_What the task requires_.
Only lines with the string "this" matter here; gather them from the material below.

_Information shown_.
▽
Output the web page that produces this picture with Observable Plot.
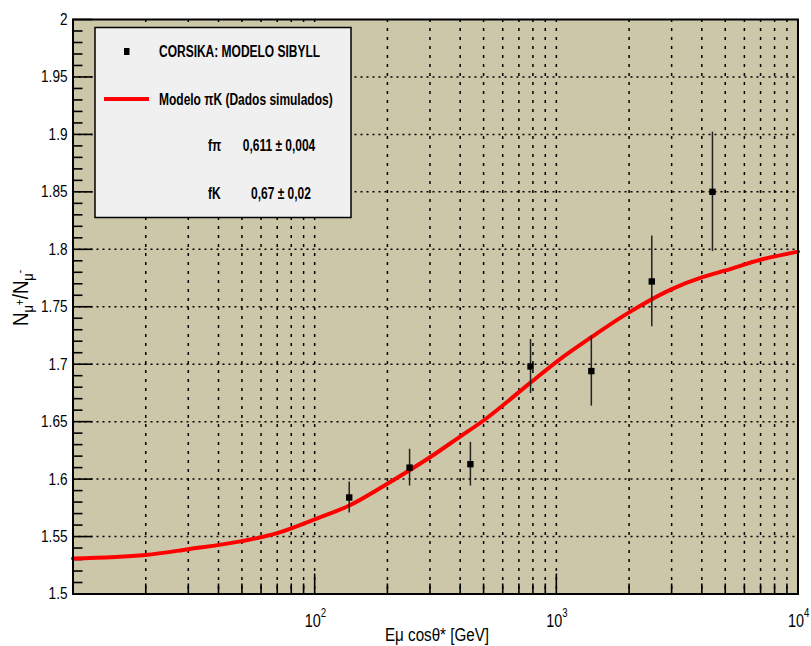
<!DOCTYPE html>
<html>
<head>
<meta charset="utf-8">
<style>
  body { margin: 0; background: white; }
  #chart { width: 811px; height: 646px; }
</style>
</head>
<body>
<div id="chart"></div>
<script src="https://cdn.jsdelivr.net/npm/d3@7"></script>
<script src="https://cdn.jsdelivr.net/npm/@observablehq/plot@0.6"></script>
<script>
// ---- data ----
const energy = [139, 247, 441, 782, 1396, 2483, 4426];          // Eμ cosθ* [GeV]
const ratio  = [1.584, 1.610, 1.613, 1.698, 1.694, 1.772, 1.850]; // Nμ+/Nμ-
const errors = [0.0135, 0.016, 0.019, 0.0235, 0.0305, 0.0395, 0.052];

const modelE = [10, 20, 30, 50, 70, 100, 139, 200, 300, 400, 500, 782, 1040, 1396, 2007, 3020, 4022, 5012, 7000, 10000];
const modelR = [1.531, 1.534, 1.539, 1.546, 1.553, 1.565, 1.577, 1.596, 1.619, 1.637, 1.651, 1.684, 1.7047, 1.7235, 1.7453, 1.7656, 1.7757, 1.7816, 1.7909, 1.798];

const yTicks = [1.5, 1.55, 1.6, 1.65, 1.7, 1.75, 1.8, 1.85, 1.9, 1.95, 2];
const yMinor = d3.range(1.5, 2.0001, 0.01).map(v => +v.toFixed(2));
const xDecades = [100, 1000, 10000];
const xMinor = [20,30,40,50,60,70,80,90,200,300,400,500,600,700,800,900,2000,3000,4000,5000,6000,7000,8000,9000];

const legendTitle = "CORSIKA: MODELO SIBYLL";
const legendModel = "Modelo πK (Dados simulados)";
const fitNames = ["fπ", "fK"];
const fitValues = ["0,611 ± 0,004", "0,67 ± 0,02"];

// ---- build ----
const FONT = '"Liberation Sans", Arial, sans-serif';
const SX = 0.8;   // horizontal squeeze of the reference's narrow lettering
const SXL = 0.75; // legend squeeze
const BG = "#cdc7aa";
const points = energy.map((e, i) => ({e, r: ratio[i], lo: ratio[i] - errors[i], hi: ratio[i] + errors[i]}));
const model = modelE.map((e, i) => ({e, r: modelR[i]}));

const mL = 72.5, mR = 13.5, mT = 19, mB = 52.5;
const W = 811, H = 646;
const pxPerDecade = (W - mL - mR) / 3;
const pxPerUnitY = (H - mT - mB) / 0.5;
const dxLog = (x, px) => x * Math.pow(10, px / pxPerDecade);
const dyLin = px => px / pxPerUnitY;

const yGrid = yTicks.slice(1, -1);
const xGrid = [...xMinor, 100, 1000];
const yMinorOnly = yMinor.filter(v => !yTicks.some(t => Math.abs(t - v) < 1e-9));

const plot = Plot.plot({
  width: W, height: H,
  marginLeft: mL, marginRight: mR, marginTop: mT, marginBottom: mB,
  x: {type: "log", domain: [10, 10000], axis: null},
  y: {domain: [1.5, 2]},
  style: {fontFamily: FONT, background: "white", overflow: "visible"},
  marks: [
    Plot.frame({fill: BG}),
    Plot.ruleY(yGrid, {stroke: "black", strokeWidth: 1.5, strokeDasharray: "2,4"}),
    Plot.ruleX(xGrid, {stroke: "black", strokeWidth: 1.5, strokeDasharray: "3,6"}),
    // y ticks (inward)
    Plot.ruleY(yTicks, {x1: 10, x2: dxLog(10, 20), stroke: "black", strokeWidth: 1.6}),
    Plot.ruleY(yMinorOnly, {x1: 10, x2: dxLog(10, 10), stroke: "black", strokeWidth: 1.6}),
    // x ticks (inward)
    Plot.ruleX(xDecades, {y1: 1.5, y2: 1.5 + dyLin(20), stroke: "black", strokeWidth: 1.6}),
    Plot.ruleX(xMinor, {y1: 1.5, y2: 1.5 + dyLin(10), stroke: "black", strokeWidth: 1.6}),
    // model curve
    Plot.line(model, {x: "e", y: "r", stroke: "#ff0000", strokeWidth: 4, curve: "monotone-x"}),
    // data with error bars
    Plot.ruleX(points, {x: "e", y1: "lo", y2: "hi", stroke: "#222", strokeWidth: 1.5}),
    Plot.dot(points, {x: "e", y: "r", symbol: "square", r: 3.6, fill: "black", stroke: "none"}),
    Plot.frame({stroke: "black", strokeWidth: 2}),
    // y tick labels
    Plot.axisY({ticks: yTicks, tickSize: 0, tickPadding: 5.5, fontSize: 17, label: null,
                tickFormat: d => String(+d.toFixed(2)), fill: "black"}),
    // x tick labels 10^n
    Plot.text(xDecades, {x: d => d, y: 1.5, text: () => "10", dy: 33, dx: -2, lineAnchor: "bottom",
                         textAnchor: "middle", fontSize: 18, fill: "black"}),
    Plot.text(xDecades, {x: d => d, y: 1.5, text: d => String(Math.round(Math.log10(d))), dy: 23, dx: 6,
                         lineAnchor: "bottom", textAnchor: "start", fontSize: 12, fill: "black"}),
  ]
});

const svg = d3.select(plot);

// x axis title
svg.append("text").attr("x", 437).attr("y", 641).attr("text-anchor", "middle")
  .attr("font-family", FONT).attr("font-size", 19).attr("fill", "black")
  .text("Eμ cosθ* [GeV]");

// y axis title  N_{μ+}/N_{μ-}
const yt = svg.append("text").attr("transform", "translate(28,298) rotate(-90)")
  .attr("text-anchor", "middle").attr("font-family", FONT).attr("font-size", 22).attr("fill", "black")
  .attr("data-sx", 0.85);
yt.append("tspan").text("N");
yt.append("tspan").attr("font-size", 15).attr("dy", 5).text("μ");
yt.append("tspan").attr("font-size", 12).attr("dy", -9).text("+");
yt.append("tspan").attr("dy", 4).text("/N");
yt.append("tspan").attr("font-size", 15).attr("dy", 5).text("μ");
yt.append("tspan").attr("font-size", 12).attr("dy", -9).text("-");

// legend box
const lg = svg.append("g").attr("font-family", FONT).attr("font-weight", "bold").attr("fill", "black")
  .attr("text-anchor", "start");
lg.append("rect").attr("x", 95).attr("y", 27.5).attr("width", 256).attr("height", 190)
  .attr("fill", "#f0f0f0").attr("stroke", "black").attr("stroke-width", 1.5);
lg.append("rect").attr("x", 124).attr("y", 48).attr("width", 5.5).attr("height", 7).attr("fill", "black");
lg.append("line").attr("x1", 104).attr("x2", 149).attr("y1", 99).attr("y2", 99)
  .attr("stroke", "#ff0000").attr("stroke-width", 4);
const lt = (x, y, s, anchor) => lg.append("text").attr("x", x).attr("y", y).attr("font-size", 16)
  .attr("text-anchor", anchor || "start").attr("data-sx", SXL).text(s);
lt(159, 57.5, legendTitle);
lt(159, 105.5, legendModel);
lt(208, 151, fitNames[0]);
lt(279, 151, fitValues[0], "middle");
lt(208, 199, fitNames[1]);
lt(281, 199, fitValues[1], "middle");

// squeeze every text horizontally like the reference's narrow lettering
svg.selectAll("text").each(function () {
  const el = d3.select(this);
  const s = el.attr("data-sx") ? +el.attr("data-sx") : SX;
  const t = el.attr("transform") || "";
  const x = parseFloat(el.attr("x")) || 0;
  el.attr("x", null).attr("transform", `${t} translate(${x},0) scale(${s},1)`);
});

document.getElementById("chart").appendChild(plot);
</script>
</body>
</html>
△
_Solution to the problem_.
Output the web page that produces this picture with Observable Plot.
  const el = d3.select(this);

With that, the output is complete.